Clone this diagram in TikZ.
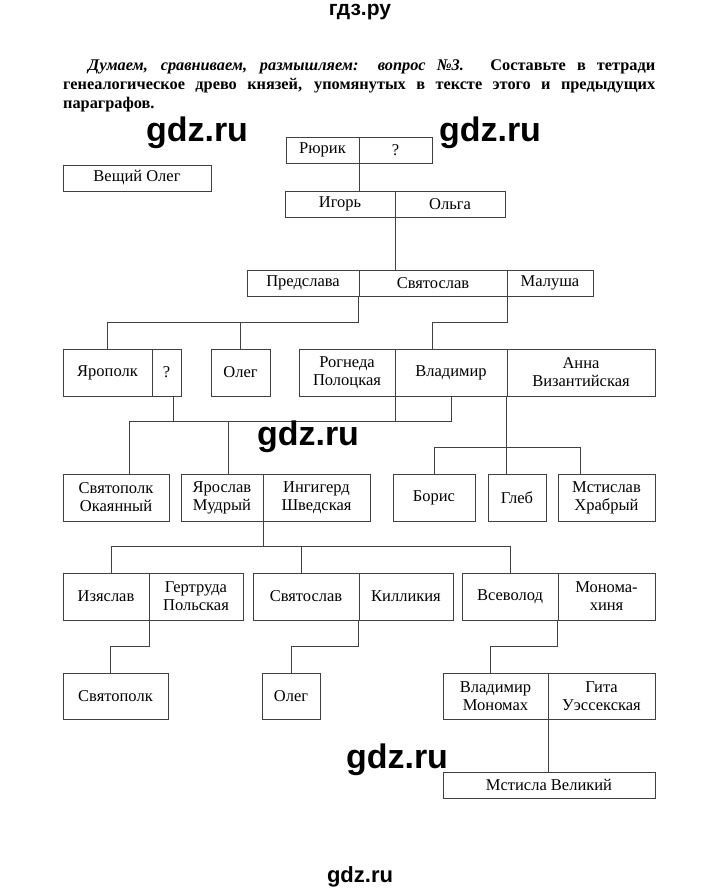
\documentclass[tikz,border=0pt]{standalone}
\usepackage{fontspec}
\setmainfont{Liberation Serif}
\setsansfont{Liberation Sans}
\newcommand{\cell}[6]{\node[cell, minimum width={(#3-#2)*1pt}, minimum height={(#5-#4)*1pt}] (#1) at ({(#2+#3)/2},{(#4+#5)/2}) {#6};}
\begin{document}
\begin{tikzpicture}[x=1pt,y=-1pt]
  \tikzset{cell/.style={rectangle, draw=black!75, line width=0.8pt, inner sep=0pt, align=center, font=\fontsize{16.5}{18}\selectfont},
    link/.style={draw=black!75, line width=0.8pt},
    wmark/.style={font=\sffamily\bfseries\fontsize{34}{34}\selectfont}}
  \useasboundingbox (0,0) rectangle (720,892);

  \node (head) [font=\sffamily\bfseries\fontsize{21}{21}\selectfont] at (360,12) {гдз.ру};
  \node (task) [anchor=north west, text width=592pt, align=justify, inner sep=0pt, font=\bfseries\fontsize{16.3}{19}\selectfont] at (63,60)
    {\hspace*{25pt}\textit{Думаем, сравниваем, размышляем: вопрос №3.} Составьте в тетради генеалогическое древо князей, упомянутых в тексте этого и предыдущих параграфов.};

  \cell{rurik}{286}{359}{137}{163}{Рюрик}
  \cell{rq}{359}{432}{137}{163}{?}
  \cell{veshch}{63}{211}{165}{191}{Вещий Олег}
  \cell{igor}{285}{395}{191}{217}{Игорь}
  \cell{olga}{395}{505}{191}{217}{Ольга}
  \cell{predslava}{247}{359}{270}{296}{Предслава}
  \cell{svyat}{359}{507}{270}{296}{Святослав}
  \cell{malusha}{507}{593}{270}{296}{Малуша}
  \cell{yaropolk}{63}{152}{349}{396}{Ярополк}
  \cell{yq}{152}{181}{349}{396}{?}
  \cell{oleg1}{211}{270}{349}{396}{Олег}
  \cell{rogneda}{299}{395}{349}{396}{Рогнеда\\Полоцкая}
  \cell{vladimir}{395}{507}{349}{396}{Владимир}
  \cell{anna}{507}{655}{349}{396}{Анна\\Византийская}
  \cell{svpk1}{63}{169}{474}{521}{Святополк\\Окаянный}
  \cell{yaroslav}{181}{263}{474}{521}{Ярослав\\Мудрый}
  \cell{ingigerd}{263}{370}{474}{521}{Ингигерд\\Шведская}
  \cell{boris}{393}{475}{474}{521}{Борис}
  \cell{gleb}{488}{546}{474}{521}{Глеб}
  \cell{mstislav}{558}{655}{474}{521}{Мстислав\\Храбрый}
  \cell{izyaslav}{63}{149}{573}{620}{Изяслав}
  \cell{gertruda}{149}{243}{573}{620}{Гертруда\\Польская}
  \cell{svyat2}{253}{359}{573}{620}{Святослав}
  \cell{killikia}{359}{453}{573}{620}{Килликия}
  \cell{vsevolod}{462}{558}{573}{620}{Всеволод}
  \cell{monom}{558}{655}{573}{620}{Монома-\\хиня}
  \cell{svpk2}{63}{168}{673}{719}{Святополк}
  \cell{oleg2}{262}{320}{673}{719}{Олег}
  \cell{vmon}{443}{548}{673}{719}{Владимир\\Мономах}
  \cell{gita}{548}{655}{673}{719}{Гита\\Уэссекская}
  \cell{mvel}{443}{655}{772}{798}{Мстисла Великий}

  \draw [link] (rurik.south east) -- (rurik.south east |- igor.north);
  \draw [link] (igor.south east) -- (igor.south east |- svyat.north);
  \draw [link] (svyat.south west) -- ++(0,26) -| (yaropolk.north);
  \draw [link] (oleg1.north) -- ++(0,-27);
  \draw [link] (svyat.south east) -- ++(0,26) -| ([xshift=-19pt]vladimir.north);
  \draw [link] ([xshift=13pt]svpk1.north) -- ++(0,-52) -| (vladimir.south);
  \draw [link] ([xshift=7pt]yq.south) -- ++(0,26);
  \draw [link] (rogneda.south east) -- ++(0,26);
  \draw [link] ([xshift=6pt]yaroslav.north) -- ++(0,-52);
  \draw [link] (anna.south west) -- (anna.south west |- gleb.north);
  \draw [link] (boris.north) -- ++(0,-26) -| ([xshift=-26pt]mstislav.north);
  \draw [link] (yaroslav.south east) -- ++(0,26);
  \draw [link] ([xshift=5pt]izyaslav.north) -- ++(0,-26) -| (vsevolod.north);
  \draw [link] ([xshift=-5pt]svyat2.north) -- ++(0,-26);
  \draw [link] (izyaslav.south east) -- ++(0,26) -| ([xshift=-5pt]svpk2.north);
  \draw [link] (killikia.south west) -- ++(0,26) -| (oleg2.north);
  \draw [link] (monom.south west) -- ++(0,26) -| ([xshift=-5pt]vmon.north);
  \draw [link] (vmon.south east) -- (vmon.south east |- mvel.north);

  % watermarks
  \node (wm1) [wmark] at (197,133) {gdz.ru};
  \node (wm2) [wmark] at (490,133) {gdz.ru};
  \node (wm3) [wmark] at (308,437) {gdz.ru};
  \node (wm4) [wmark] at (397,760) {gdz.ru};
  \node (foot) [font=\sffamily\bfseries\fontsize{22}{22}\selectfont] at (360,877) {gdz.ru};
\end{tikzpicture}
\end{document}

* _SET PROBLEM_: Set the pictures aside and transcribe the data above exactly.

* _THE SOLUTION_:
Clone this diagram in TikZ.
\documentclass[tikz,border=0pt]{standalone}
\usepackage{fontspec}
\setmainfont{Liberation Serif}
\setsansfont{Liberation Sans}
\newcommand{\cell}[6]{\node[cell, minimum width={(#3-#2)*1pt}, minimum height={(#5-#4)*1pt}] (#1) at ({(#2+#3)/2},{(#4+#5)/2}) {#6};}
\begin{document}
\begin{tikzpicture}[x=1pt,y=-1pt]
  \tikzset{cell/.style={rectangle, draw=black!75, line width=0.8pt, inner sep=0pt, align=center, font=\fontsize{16.5}{18}\selectfont},
    link/.style={draw=black!75, line width=0.8pt},
    wmark/.style={font=\sffamily\bfseries\fontsize{34}{34}\selectfont}}
  \useasboundingbox (0,0) rectangle (720,892);

  \node (head) [font=\sffamily\bfseries\fontsize{21}{21}\selectfont] at (360,12) {гдз.ру};
  \node (task) [anchor=north west, text width=592pt, align=justify, inner sep=0pt, font=\bfseries\fontsize{16.3}{19}\selectfont] at (63,60)
    {\hspace*{25pt}\textit{Думаем, сравниваем, размышляем: вопрос №3.} Составьте в тетради генеалогическое древо князей, упомянутых в тексте этого и предыдущих параграфов.};

  \cell{rurik}{286}{359}{137}{163}{Рюрик}
  \cell{rq}{359}{432}{137}{163}{?}
  \cell{veshch}{63}{211}{165}{191}{Вещий Олег}
  \cell{igor}{285}{395}{191}{217}{Игорь}
  \cell{olga}{395}{505}{191}{217}{Ольга}
  \cell{predslava}{247}{359}{270}{296}{Предслава}
  \cell{svyat}{359}{507}{270}{296}{Святослав}
  \cell{malusha}{507}{593}{270}{296}{Малуша}
  \cell{yaropolk}{63}{152}{349}{396}{Ярополк}
  \cell{yq}{152}{181}{349}{396}{?}
  \cell{oleg1}{211}{270}{349}{396}{Олег}
  \cell{rogneda}{299}{395}{349}{396}{Рогнеда\\Полоцкая}
  \cell{vladimir}{395}{507}{349}{396}{Владимир}
  \cell{anna}{507}{655}{349}{396}{Анна\\Византийская}
  \cell{svpk1}{63}{169}{474}{521}{Святополк\\Окаянный}
  \cell{yaroslav}{181}{263}{474}{521}{Ярослав\\Мудрый}
  \cell{ingigerd}{263}{370}{474}{521}{Ингигерд\\Шведская}
  \cell{boris}{393}{475}{474}{521}{Борис}
  \cell{gleb}{488}{546}{474}{521}{Глеб}
  \cell{mstislav}{558}{655}{474}{521}{Мстислав\\Храбрый}
  \cell{izyaslav}{63}{149}{573}{620}{Изяслав}
  \cell{gertruda}{149}{243}{573}{620}{Гертруда\\Польская}
  \cell{svyat2}{253}{359}{573}{620}{Святослав}
  \cell{killikia}{359}{453}{573}{620}{Килликия}
  \cell{vsevolod}{462}{558}{573}{620}{Всеволод}
  \cell{monom}{558}{655}{573}{620}{Монома-\\хиня}
  \cell{svpk2}{63}{168}{673}{719}{Святополк}
  \cell{oleg2}{262}{320}{673}{719}{Олег}
  \cell{vmon}{443}{548}{673}{719}{Владимир\\Мономах}
  \cell{gita}{548}{655}{673}{719}{Гита\\Уэссекская}
  \cell{mvel}{443}{655}{772}{798}{Мстисла Великий}

  \draw [link] (rurik.south east) -- (rurik.south east |- igor.north);
  \draw [link] (igor.south east) -- (igor.south east |- svyat.north);
  \draw [link] (svyat.south west) -- ++(0,26) -| (yaropolk.north);
  \draw [link] (oleg1.north) -- ++(0,-27);
  \draw [link] (svyat.south east) -- ++(0,26) -| ([xshift=-19pt]vladimir.north);
  \draw [link] ([xshift=13pt]svpk1.north) -- ++(0,-52) -| (vladimir.south);
  \draw [link] ([xshift=7pt]yq.south) -- ++(0,26);
  \draw [link] (rogneda.south east) -- ++(0,26);
  \draw [link] ([xshift=6pt]yaroslav.north) -- ++(0,-52);
  \draw [link] (anna.south west) -- (anna.south west |- gleb.north);
  \draw [link] (boris.north) -- ++(0,-26) -| ([xshift=-26pt]mstislav.north);
  \draw [link] (yaroslav.south east) -- ++(0,26);
  \draw [link] ([xshift=5pt]izyaslav.north) -- ++(0,-26) -| (vsevolod.north);
  \draw [link] ([xshift=-5pt]svyat2.north) -- ++(0,-26);
  \draw [link] (izyaslav.south east) -- ++(0,26) -| ([xshift=-5pt]svpk2.north);
  \draw [link] (killikia.south west) -- ++(0,26) -| (oleg2.north);
  \draw [link] (monom.south west) -- ++(0,26) -| ([xshift=-5pt]vmon.north);
  \draw [link] (vmon.south east) -- (vmon.south east |- mvel.north);

  % watermarks
  \node (wm1) [wmark] at (197,133) {gdz.ru};
  \node (wm2) [wmark] at (490,133) {gdz.ru};
  \node (wm3) [wmark] at (308,437) {gdz.ru};
  \node (wm4) [wmark] at (397,760) {gdz.ru};
  \node (foot) [font=\sffamily\bfseries\fontsize{22}{22}\selectfont] at (360,877) {gdz.ru};
\end{tikzpicture}
\end{document}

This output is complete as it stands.